- _Your objective_
Restate all the material verbatim, except for the pictures.
* Start Entries shown *
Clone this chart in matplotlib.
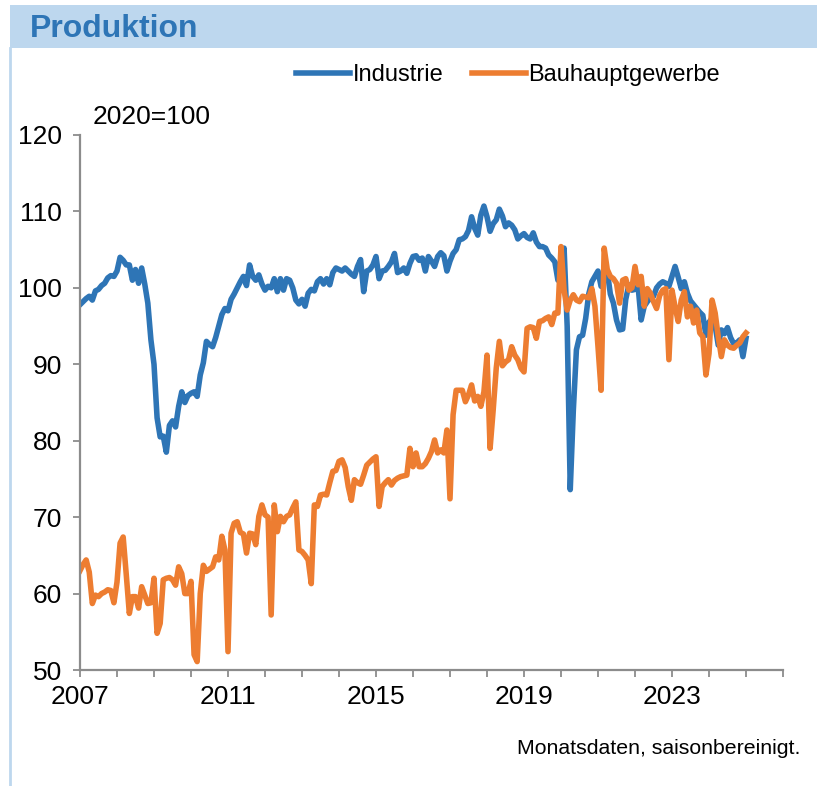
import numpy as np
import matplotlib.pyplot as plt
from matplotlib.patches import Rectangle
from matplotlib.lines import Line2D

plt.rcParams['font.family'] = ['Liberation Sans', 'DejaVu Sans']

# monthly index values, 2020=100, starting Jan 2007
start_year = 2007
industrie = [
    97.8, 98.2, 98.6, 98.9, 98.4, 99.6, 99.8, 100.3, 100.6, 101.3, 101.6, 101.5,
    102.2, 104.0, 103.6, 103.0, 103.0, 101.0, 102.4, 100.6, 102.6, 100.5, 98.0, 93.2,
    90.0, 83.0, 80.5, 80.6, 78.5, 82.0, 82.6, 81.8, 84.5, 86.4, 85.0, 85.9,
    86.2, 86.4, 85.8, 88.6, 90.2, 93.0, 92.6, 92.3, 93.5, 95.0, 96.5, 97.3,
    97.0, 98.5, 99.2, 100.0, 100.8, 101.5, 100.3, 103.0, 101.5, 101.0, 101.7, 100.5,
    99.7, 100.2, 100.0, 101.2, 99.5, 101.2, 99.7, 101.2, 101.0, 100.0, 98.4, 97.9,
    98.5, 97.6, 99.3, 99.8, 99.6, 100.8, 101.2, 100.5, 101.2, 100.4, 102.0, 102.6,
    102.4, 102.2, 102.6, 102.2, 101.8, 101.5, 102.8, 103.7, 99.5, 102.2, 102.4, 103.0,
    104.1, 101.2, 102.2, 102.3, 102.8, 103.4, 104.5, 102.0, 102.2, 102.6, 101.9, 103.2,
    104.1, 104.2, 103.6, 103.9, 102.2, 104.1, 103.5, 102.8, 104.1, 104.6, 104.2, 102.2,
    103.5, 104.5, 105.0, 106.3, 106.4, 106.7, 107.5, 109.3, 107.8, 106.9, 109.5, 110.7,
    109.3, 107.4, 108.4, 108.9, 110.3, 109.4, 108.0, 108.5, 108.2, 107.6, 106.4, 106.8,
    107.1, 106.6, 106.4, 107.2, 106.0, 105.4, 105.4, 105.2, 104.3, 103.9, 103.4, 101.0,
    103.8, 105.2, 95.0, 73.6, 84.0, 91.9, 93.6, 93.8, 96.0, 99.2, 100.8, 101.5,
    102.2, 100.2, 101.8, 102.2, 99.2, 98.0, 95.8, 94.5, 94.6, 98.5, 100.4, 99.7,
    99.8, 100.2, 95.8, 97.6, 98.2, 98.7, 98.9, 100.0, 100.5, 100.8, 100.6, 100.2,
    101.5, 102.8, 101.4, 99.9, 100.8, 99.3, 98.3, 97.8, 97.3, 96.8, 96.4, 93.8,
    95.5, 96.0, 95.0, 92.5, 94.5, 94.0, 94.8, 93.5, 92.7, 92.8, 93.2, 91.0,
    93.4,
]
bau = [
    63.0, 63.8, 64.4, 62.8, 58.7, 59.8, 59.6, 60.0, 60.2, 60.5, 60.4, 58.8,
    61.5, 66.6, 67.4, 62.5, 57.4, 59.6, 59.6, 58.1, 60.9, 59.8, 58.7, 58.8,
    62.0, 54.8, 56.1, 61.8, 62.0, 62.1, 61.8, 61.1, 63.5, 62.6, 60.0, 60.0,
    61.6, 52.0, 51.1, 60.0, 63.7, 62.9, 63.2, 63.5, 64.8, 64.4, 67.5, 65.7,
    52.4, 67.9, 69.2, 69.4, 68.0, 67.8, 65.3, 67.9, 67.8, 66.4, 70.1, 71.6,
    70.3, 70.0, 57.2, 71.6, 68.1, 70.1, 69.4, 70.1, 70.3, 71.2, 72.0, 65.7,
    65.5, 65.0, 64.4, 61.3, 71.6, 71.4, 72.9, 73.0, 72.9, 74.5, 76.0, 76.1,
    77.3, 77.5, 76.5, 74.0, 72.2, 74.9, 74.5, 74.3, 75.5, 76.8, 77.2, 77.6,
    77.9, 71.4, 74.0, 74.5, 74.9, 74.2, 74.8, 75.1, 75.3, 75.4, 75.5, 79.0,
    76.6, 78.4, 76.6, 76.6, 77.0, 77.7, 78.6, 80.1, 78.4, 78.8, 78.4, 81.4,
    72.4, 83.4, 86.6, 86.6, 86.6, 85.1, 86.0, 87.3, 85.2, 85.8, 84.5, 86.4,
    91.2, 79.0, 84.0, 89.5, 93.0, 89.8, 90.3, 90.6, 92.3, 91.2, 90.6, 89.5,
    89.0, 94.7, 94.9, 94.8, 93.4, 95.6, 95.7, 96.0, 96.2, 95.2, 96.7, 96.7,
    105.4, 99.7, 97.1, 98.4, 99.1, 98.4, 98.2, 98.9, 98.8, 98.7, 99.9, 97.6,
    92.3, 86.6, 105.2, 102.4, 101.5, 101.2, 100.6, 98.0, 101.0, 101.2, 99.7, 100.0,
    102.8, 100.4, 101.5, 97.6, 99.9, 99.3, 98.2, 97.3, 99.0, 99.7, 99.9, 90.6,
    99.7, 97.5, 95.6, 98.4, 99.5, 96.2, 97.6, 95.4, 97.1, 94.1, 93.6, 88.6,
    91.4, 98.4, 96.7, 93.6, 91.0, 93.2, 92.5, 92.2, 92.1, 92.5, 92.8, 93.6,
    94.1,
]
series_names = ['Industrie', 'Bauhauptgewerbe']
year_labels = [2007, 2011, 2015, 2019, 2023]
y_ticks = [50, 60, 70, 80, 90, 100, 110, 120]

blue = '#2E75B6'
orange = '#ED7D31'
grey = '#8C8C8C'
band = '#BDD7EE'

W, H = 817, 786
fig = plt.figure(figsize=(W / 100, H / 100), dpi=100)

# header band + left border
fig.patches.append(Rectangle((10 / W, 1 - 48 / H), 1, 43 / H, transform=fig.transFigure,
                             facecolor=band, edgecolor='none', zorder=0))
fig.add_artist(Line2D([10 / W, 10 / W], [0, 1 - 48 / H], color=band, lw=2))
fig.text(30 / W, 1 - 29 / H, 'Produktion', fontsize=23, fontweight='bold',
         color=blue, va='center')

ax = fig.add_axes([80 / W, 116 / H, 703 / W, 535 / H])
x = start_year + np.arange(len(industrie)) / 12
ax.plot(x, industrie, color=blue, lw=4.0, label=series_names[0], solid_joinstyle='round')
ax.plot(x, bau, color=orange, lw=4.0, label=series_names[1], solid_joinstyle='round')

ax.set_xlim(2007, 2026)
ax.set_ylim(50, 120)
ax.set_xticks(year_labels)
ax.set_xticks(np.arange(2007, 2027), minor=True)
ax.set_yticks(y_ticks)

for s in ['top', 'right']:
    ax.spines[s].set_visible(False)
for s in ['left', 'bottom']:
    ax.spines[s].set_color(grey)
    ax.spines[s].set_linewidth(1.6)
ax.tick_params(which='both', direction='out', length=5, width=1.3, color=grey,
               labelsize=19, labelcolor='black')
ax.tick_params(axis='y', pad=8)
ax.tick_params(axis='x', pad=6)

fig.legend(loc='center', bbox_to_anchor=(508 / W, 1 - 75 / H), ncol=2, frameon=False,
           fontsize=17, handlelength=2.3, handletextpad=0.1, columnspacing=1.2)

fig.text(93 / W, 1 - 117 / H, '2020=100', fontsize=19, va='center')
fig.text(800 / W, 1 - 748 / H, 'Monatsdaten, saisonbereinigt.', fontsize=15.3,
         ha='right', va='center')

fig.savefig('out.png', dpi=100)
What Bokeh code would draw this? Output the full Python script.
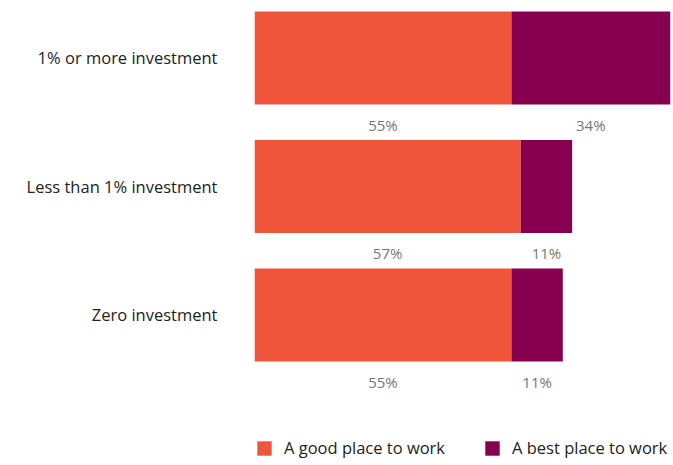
* End Entries shown *
- _Correct result_
Clone this chart in matplotlib.
import numpy as np
import matplotlib.pyplot as plt
from matplotlib.patches import Rectangle
from matplotlib.lines import Line2D

plt.rcParams['font.family'] = ['Liberation Sans', 'DejaVu Sans']

# monthly index values, 2020=100, starting Jan 2007
start_year = 2007
industrie = [
    97.8, 98.2, 98.6, 98.9, 98.4, 99.6, 99.8, 100.3, 100.6, 101.3, 101.6, 101.5,
    102.2, 104.0, 103.6, 103.0, 103.0, 101.0, 102.4, 100.6, 102.6, 100.5, 98.0, 93.2,
    90.0, 83.0, 80.5, 80.6, 78.5, 82.0, 82.6, 81.8, 84.5, 86.4, 85.0, 85.9,
    86.2, 86.4, 85.8, 88.6, 90.2, 93.0, 92.6, 92.3, 93.5, 95.0, 96.5, 97.3,
    97.0, 98.5, 99.2, 100.0, 100.8, 101.5, 100.3, 103.0, 101.5, 101.0, 101.7, 100.5,
    99.7, 100.2, 100.0, 101.2, 99.5, 101.2, 99.7, 101.2, 101.0, 100.0, 98.4, 97.9,
    98.5, 97.6, 99.3, 99.8, 99.6, 100.8, 101.2, 100.5, 101.2, 100.4, 102.0, 102.6,
    102.4, 102.2, 102.6, 102.2, 101.8, 101.5, 102.8, 103.7, 99.5, 102.2, 102.4, 103.0,
    104.1, 101.2, 102.2, 102.3, 102.8, 103.4, 104.5, 102.0, 102.2, 102.6, 101.9, 103.2,
    104.1, 104.2, 103.6, 103.9, 102.2, 104.1, 103.5, 102.8, 104.1, 104.6, 104.2, 102.2,
    103.5, 104.5, 105.0, 106.3, 106.4, 106.7, 107.5, 109.3, 107.8, 106.9, 109.5, 110.7,
    109.3, 107.4, 108.4, 108.9, 110.3, 109.4, 108.0, 108.5, 108.2, 107.6, 106.4, 106.8,
    107.1, 106.6, 106.4, 107.2, 106.0, 105.4, 105.4, 105.2, 104.3, 103.9, 103.4, 101.0,
    103.8, 105.2, 95.0, 73.6, 84.0, 91.9, 93.6, 93.8, 96.0, 99.2, 100.8, 101.5,
    102.2, 100.2, 101.8, 102.2, 99.2, 98.0, 95.8, 94.5, 94.6, 98.5, 100.4, 99.7,
    99.8, 100.2, 95.8, 97.6, 98.2, 98.7, 98.9, 100.0, 100.5, 100.8, 100.6, 100.2,
    101.5, 102.8, 101.4, 99.9, 100.8, 99.3, 98.3, 97.8, 97.3, 96.8, 96.4, 93.8,
    95.5, 96.0, 95.0, 92.5, 94.5, 94.0, 94.8, 93.5, 92.7, 92.8, 93.2, 91.0,
    93.4,
]
bau = [
    63.0, 63.8, 64.4, 62.8, 58.7, 59.8, 59.6, 60.0, 60.2, 60.5, 60.4, 58.8,
    61.5, 66.6, 67.4, 62.5, 57.4, 59.6, 59.6, 58.1, 60.9, 59.8, 58.7, 58.8,
    62.0, 54.8, 56.1, 61.8, 62.0, 62.1, 61.8, 61.1, 63.5, 62.6, 60.0, 60.0,
    61.6, 52.0, 51.1, 60.0, 63.7, 62.9, 63.2, 63.5, 64.8, 64.4, 67.5, 65.7,
    52.4, 67.9, 69.2, 69.4, 68.0, 67.8, 65.3, 67.9, 67.8, 66.4, 70.1, 71.6,
    70.3, 70.0, 57.2, 71.6, 68.1, 70.1, 69.4, 70.1, 70.3, 71.2, 72.0, 65.7,
    65.5, 65.0, 64.4, 61.3, 71.6, 71.4, 72.9, 73.0, 72.9, 74.5, 76.0, 76.1,
    77.3, 77.5, 76.5, 74.0, 72.2, 74.9, 74.5, 74.3, 75.5, 76.8, 77.2, 77.6,
    77.9, 71.4, 74.0, 74.5, 74.9, 74.2, 74.8, 75.1, 75.3, 75.4, 75.5, 79.0,
    76.6, 78.4, 76.6, 76.6, 77.0, 77.7, 78.6, 80.1, 78.4, 78.8, 78.4, 81.4,
    72.4, 83.4, 86.6, 86.6, 86.6, 85.1, 86.0, 87.3, 85.2, 85.8, 84.5, 86.4,
    91.2, 79.0, 84.0, 89.5, 93.0, 89.8, 90.3, 90.6, 92.3, 91.2, 90.6, 89.5,
    89.0, 94.7, 94.9, 94.8, 93.4, 95.6, 95.7, 96.0, 96.2, 95.2, 96.7, 96.7,
    105.4, 99.7, 97.1, 98.4, 99.1, 98.4, 98.2, 98.9, 98.8, 98.7, 99.9, 97.6,
    92.3, 86.6, 105.2, 102.4, 101.5, 101.2, 100.6, 98.0, 101.0, 101.2, 99.7, 100.0,
    102.8, 100.4, 101.5, 97.6, 99.9, 99.3, 98.2, 97.3, 99.0, 99.7, 99.9, 90.6,
    99.7, 97.5, 95.6, 98.4, 99.5, 96.2, 97.6, 95.4, 97.1, 94.1, 93.6, 88.6,
    91.4, 98.4, 96.7, 93.6, 91.0, 93.2, 92.5, 92.2, 92.1, 92.5, 92.8, 93.6,
    94.1,
]
series_names = ['Industrie', 'Bauhauptgewerbe']
year_labels = [2007, 2011, 2015, 2019, 2023]
y_ticks = [50, 60, 70, 80, 90, 100, 110, 120]

blue = '#2E75B6'
orange = '#ED7D31'
grey = '#8C8C8C'
band = '#BDD7EE'

W, H = 817, 786
fig = plt.figure(figsize=(W / 100, H / 100), dpi=100)

# header band + left border
fig.patches.append(Rectangle((10 / W, 1 - 48 / H), 1, 43 / H, transform=fig.transFigure,
                             facecolor=band, edgecolor='none', zorder=0))
fig.add_artist(Line2D([10 / W, 10 / W], [0, 1 - 48 / H], color=band, lw=2))
fig.text(30 / W, 1 - 29 / H, 'Produktion', fontsize=23, fontweight='bold',
         color=blue, va='center')

ax = fig.add_axes([80 / W, 116 / H, 703 / W, 535 / H])
x = start_year + np.arange(len(industrie)) / 12
ax.plot(x, industrie, color=blue, lw=4.0, label=series_names[0], solid_joinstyle='round')
ax.plot(x, bau, color=orange, lw=4.0, label=series_names[1], solid_joinstyle='round')

ax.set_xlim(2007, 2026)
ax.set_ylim(50, 120)
ax.set_xticks(year_labels)
ax.set_xticks(np.arange(2007, 2027), minor=True)
ax.set_yticks(y_ticks)

for s in ['top', 'right']:
    ax.spines[s].set_visible(False)
for s in ['left', 'bottom']:
    ax.spines[s].set_color(grey)
    ax.spines[s].set_linewidth(1.6)
ax.tick_params(which='both', direction='out', length=5, width=1.3, color=grey,
               labelsize=19, labelcolor='black')
ax.tick_params(axis='y', pad=8)
ax.tick_params(axis='x', pad=6)

fig.legend(loc='center', bbox_to_anchor=(508 / W, 1 - 75 / H), ncol=2, frameon=False,
           fontsize=17, handlelength=2.3, handletextpad=0.1, columnspacing=1.2)

fig.text(93 / W, 1 - 117 / H, '2020=100', fontsize=19, va='center')
fig.text(800 / W, 1 - 748 / H, 'Monatsdaten, saisonbereinigt.', fontsize=15.3,
         ha='right', va='center')

fig.savefig('out.png', dpi=100)
What Bokeh code would draw this? Output the full Python script.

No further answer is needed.